This bridge is an intact example of a small through plate girder bridge. Pennsylvania built a significant number of highway plate girders, and this 1909 example is among the earlier examples. A structure that has stood for over 100 years and retains good historic integrity with no major alterations to the main girders noted, the bridge is noteworthy. Charles F Sanders was the engineer for the bridge, while Schuylkill Construction Company was the contractor.
The Pennsylvania Historic bridge Inventory failed to identify an acceptable number of Pennsylvania's surviving plate girder bridges as the best or earliest representative examples of this structure type which is no longer used on roadways today. Instead, nearly all were written off as not historic. This is a serious problem, since it it important to preserve the best or earliest representative examples of all historic bridge types.
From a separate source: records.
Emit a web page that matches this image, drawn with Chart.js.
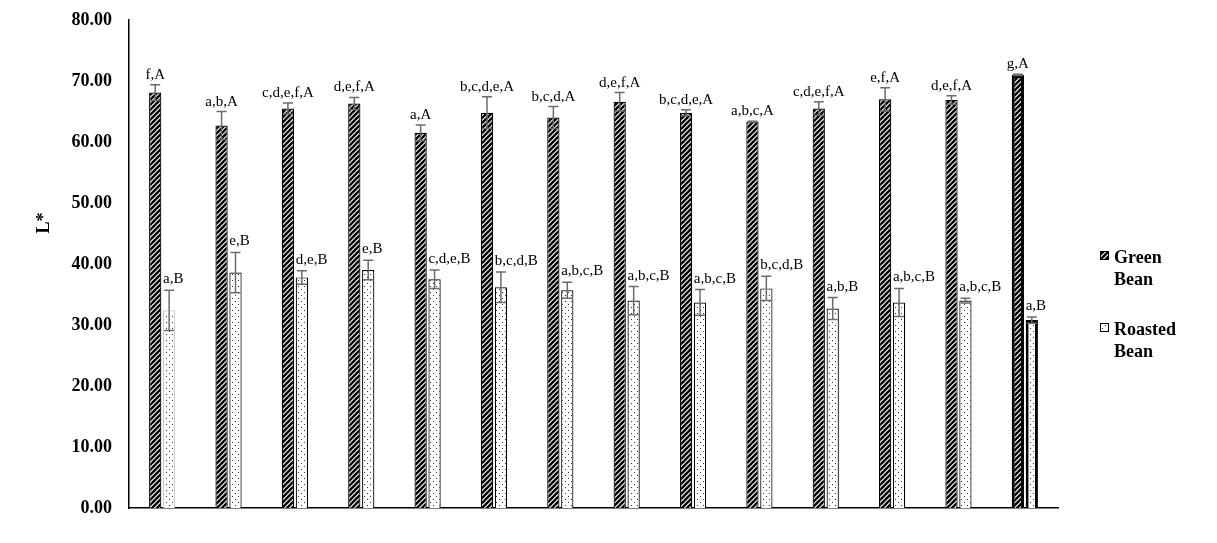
<!DOCTYPE html>
<html>
<head>
<meta charset="utf-8">
<script src="https://cdn.jsdelivr.net/npm/chart.js@4.4.1/dist/chart.umd.min.js"></script>
<style>
    html, body { margin: 0; padding: 0; background: #fff; }
</style>
</head>
<body>
<canvas id="myChart" width="1217" height="543"></canvas>
<script>
// samples (no names printed on the x axis)
const categories = ["1", "2", "3", "4", "5", "6", "7", "8", "9", "10", "11", "12", "13", "14"];

const greenBean = [68.1, 62.7, 65.5, 66.3, 61.5, 64.8, 64.0, 66.6, 64.8, 63.3, 65.5, 67.0, 66.9, 71.0];
const greenSd = [1.3, 2.3, 0.9, 1.0, 1.3, 2.6, 1.8, 1.5, 0.5, 0.1, 1.1, 1.9, 0.7, 0.1];
const greenLetters = ["f,A", "a,b,A", "c,d,e,f,A", "d,e,f,A", "a,A", "b,c,d,e,A", "b,c,d,A",
    "d,e,f,A", "b,c,d,e,A", "a,b,c,A", "c,d,e,f,A", "e,f,A", "d,e,f,A", "g,A"];

const roastedBean = [32.4, 38.6, 37.8, 39.0, 37.5, 36.2, 35.7, 34.0, 33.7, 36.0, 32.7, 33.7, 34.0, 30.8];
const roastedSd = [3.3, 3.3, 1.1, 1.6, 1.5, 2.5, 1.3, 2.3, 2.1, 2.0, 1.8, 2.3, 0.4, 0.5];
const roastedLetters = ["a,B", "e,B", "d,e,B", "e,B", "c,d,e,B", "b,c,d,B", "a,b,c,B",
    "a,b,c,B", "a,b,c,B", "b,c,d,B", "a,b,B", "a,b,c,B", "a,b,c,B", "a,B"];

const yTicks = [0, 10, 20, 30, 40, 50, 60, 70, 80];

const SERIF = "'Liberation Serif', 'Times New Roman', serif";

// fill patterns
function hatch() {
    const c = document.createElement("canvas");
    c.width = 5; c.height = 5;
    const g = c.getContext("2d");
    g.fillStyle = "#fff";
    g.fillRect(0, 0, 5, 5);
    g.strokeStyle = "#000";
    g.lineWidth = 2.4;
    g.beginPath();
    g.moveTo(-1, 6); g.lineTo(6, -1);
    g.moveTo(-6, 6); g.lineTo(1, -1);
    g.moveTo(4, 6); g.lineTo(11, -1);
    g.stroke();
    return g.createPattern(c, "repeat");
}

function dots() {
    const c = document.createElement("canvas");
    c.width = 6; c.height = 6;
    const g = c.getContext("2d");
    g.fillStyle = "#fff";
    g.fillRect(0, 0, 6, 6);
    g.fillStyle = "#333";
    g.fillRect(1, 1, 1, 1);
    g.fillRect(4, 4, 1, 1);
    return g.createPattern(c, "repeat");
}

const hatchFill = hatch();
const dotFill = dots();

// error bars, letters, legend and y title
const extras = {
    id: "extras",
    afterDatasetsDraw(chart) {
        const ctx = chart.ctx;
        const y = chart.scales.y;
        const sets = [
            [greenBean, greenSd, greenLetters],
            [roastedBean, roastedSd, roastedLetters]
        ];
        sets.forEach((s, d) => {
            const meta = chart.getDatasetMeta(d);
            meta.data.forEach((bar, i) => {
                const top = y.getPixelForValue(s[0][i] + s[1][i]);
                const bot = y.getPixelForValue(s[0][i] - s[1][i]);
                ctx.save();
                ctx.strokeStyle = "#6b6b6b";
                ctx.lineWidth = 1.5;
                ctx.beginPath();
                ctx.moveTo(bar.x, top); ctx.lineTo(bar.x, bot);
                ctx.moveTo(bar.x - 5, top); ctx.lineTo(bar.x + 5, top);
                ctx.moveTo(bar.x - 5, bot); ctx.lineTo(bar.x + 5, bot);
                ctx.stroke();

                ctx.fillStyle = "#000";
                ctx.font = "15px " + SERIF;
                ctx.textBaseline = "alphabetic";
                if (d === 0) {
                    ctx.textAlign = "center";
                    ctx.fillText(s[2][i], bar.x, top - 6);
                } else {
                    ctx.textAlign = "left";
                    ctx.fillText(s[2][i], bar.x - bar.width / 2, top - 7);
                }
                ctx.restore();
            });
        });
    },
    afterDraw(chart) {
        const ctx = chart.ctx;
        ctx.save();
        // y title
        ctx.translate(44, 223);
        ctx.rotate(-Math.PI / 2);
        ctx.fillStyle = "#000";
        ctx.font = "bold 18px " + SERIF;
        ctx.textAlign = "center";
        ctx.textBaseline = "middle";
        ctx.fillText("L*", 0, 0);
        ctx.restore();

        // legend
        const items = [
            [hatchFill, ["Green", "Bean"], 251],
            [dotFill, ["Roasted", "Bean"], 323]
        ];
        ctx.save();
        items.forEach(it => {
            ctx.fillStyle = it[0];
            ctx.fillRect(1100, it[2], 8, 8);
            ctx.strokeStyle = "#000";
            ctx.lineWidth = 1;
            ctx.strokeRect(1100.5, it[2] + 0.5, 8, 8);
            ctx.fillStyle = "#000";
            ctx.font = "bold 18px " + SERIF;
            ctx.textAlign = "left";
            ctx.textBaseline = "alphabetic";
            ctx.fillText(it[1][0], 1114, it[2] + 12);
            ctx.fillText(it[1][1], 1114, it[2] + 34);
        });
        ctx.restore();
    }
};

const last = categories.length - 1;

const ctx = document.getElementById("myChart").getContext("2d");

const myChart = new Chart(ctx, {
    type: "bar",
    data: {
        labels: categories,
        datasets: [{
            label: "Green Bean",
            data: greenBean,
            backgroundColor: hatchFill,
            borderColor: "#000",
            borderWidth: (c) => c.dataIndex === last ? 3 : 1.2,
            categoryPercentage: 0.42,
            barPercentage: 0.88
        }, {
            label: "Roasted Bean",
            data: roastedBean,
            backgroundColor: dotFill,
            borderColor: (c) => c.dataIndex === 0 ? "#c8c8c8" : "#000",
            borderWidth: (c) => c.dataIndex === last ? 3 : 1.2,
            categoryPercentage: 0.42,
            barPercentage: 0.88
        }]
    },
    options: {
        responsive: false,
        animation: false,
        layout: {
            padding: { top: 20, right: 159, bottom: 0, left: 0 }
        },
        plugins: {
            legend: { display: false },
            tooltip: { enabled: false }
        },
        scales: {
            x: {
                grid: { display: false },
                border: { color: "#000", width: 1.5 },
                ticks: { display: false },
                afterFit: (s) => { s.height = 35; }
            },
            y: {
                min: 0,
                max: 80,
                afterBuildTicks: (s) => { s.ticks = yTicks.map(v => ({ value: v })); },
                grid: { display: false, drawTicks: false },
                border: { color: "#000", width: 1.5 },
                ticks: {
                    color: "#000",
                    padding: 17,
                    font: { family: SERIF, size: 18, weight: "bold" },
                    callback: (v) => Number(v).toFixed(2)
                },
                afterFit: (s) => {
                    s.width = 129;
                    s.paddingTop = 0;
                    s.paddingBottom = 0;
                }
            }
        }
    },
    plugins: [extras]
});
</script>
</body>
</html>
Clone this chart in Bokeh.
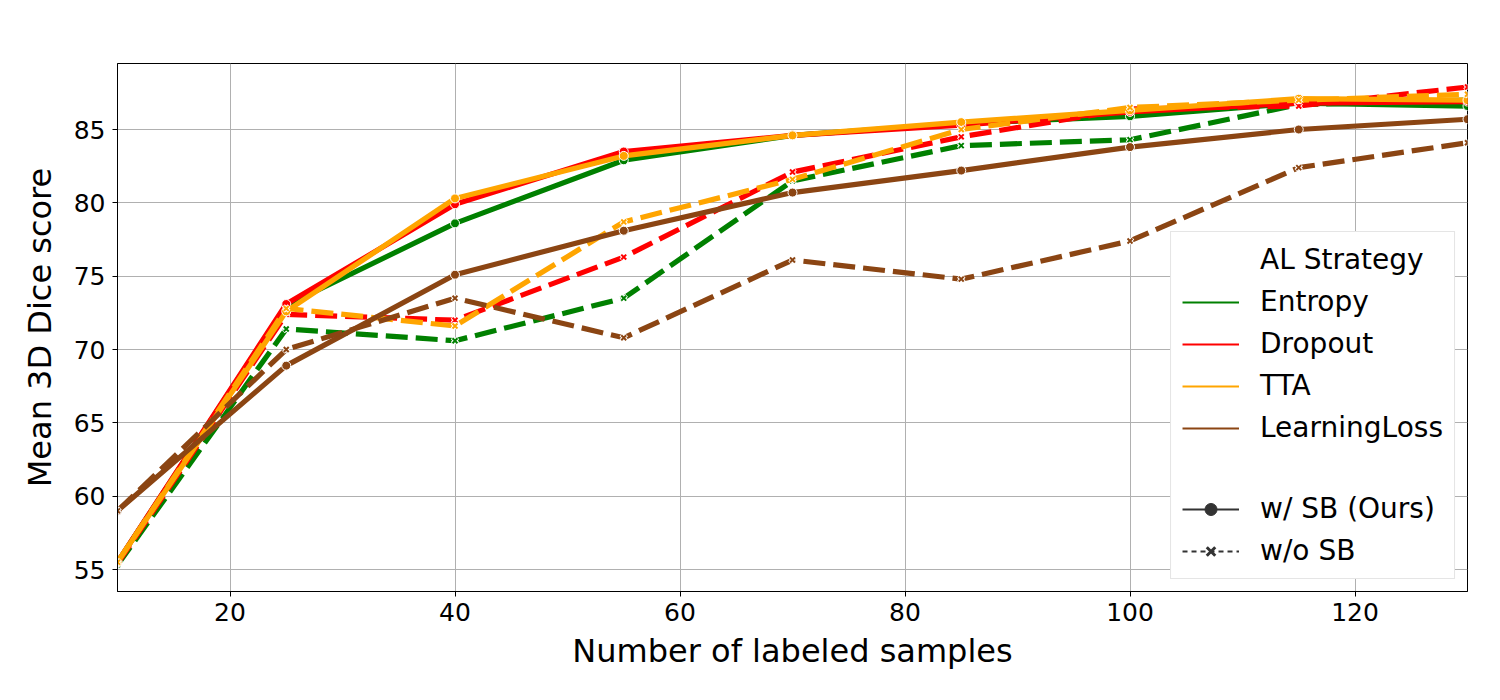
from bokeh.plotting import figure
from bokeh.models import Legend, LegendItem, FixedTicker
from bokeh.embed import file_html
from bokeh.resources import INLINE

# ---------------- data ----------------
x_samples = [10, 25, 40, 55, 70, 85, 100, 115, 130]
strategies = ["Entropy", "Dropout", "TTA", "LearningLoss"]
colors = ["green", "red", "orange", "saddlebrown"]

entropy_sb = [55.5, 73.0, 78.6, 82.9, 84.6, 85.4, 85.9, 86.8, 86.6]
entropy_nosb = [55.3, 71.4, 70.6, 73.5, 81.5, 83.9, 84.3, 86.7, 87.0]
dropout_sb = [55.5, 73.1, 79.9, 83.5, 84.6, 85.3, 86.2, 86.8, 86.9]
dropout_nosb = [55.4, 72.4, 72.0, 76.3, 82.1, 84.5, 86.4, 86.6, 87.9]
tta_sb = [55.5, 72.6, 80.3, 83.2, 84.6, 85.5, 86.3, 87.1, 87.0]
tta_nosb = [55.5, 72.8, 71.6, 78.7, 81.6, 85.0, 86.5, 87.0, 87.4]
ll_sb = [59.0, 68.9, 75.1, 78.1, 80.7, 82.2, 83.8, 85.0, 85.7]
ll_nosb = [59.0, 70.0, 73.5, 70.8, 76.1, 74.8, 77.4, 82.4, 84.1]

sb_series = [entropy_sb, dropout_sb, tta_sb, ll_sb]
nosb_series = [entropy_nosb, dropout_nosb, tta_nosb, ll_nosb]

x_ticks = [20, 40, 60, 80, 100, 120]
y_ticks = [55, 60, 65, 70, 75, 80, 85]

FONT = "DejaVu Sans"

p = figure(width=1492, height=692, output_backend="svg", toolbar_location=None,
           x_range=(10, 130), y_range=(53.5, 89.5),
           min_border_left=117, min_border_right=25, min_border_top=63, min_border_bottom=101)

p.background_fill_color = "white"
p.border_fill_color = "white"
p.outline_line_color = "black"
p.outline_line_width = 1

for ax, ticks in ((p.xaxis, x_ticks), (p.yaxis, y_ticks)):
    ax.ticker = FixedTicker(ticks=ticks)
    ax.major_label_text_font = FONT
    ax.major_label_text_font_size = "25px"
    ax.major_label_text_color = "black"
    ax.axis_label_text_font = FONT
    ax.axis_label_text_font_size = "32px"
    ax.axis_label_text_font_style = "normal"
    ax.axis_label_text_color = "black"
    ax.minor_tick_line_color = None
    ax.major_tick_in = 0
    ax.major_tick_out = 5
    ax.major_tick_line_color = "black"
    ax.axis_line_color = "black"

p.xaxis.axis_label = "Number of labeled samples"
p.yaxis.axis_label = "Mean 3D Dice score"
p.xaxis.major_label_standoff = 6
p.xaxis.axis_label_standoff = 8
p.yaxis.major_label_standoff = 7
p.yaxis.axis_label_standoff = 12

p.grid.grid_line_color = "#b0b0b0"
p.grid.grid_line_width = 1
p.xgrid.ticker = FixedTicker(ticks=x_ticks)
p.ygrid.ticker = FixedTicker(ticks=y_ticks)

LW = 5.2
for col, sb, nosb in zip(colors, sb_series, nosb_series):
    p.line(x_samples, sb, line_color=col, line_width=LW)
    p.scatter(x_samples, sb, marker="circle", size=9, fill_color=col,
              line_color="white", line_width=1)
    p.line(x_samples, nosb, line_color=col, line_width=LW, line_dash="22 8")
    p.scatter(x_samples, nosb, marker="x", size=8, line_color="white", line_width=4)
    p.scatter(x_samples, nosb, marker="x", size=7, line_color=col, line_width=2)

# ---------------- legend ----------------
# proxy renderers placed outside the visible ranges (legend glyphs only)
px = [-100, -90]
py = [0, 0]
items = []
title_r = p.line(px, py, line_alpha=0)
items.append(LegendItem(label="AL Strategy", renderers=[title_r]))
for name, col in zip(strategies, colors):
    r = p.line(px, py, line_color=col, line_width=2.2)
    items.append(LegendItem(label=name, renderers=[r]))
blank_r = p.line(px, py, line_alpha=0)
items.append(LegendItem(label=" ", renderers=[blank_r]))
sb_l = p.line(px, py, line_color="#333333", line_width=2)
sb_m = p.scatter(px, py, marker="circle", size=11, fill_color="#333333", line_color="#333333")
items.append(LegendItem(label="w/ SB (Ours)", renderers=[sb_l, sb_m]))
nosb_l = p.line(px, py, line_color="#333333", line_width=2, line_dash="5 4")
nosb_m = p.scatter(px, py, marker="x", size=7, line_color="#333333", line_width=3)
items.append(LegendItem(label="w/o SB", renderers=[nosb_l, nosb_m]))

legend = Legend(items=items, location="bottom_right", margin=12,
                padding=11, spacing=9, label_height=30, glyph_height=30,
                glyph_width=57, label_standoff=21,
                label_text_font=FONT, label_text_font_size="28px",
                label_text_color="black",
                border_line_color="#cccccc", border_line_width=1,
                background_fill_color="white", background_fill_alpha=1.0)
p.add_layout(legend, "center")

open("out.html", "w").write(file_html(p, INLINE))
Information and Findings From Pennsylvania's Historic Bridge Inventory
Discussion of Bridge
The bridge carries a 2 lane road over a stream in a rural area of active farms with many modern houses. There are some individually significant farms in the area, but there are too many modern intrusions for the area to have the cohesiveness and consistency for a rural historic district.
Discussion of Surrounding Area
The single span, 65'-long riveted thru girder bridge built in 1909 is supported by stone abutments. The concrete deck is supported by rolled stringers and floorbeams. The bridge has no innovative or distinctive details, and it is an example of a common bridge type. Neither the bridge nor its setting is historically or technologically significant.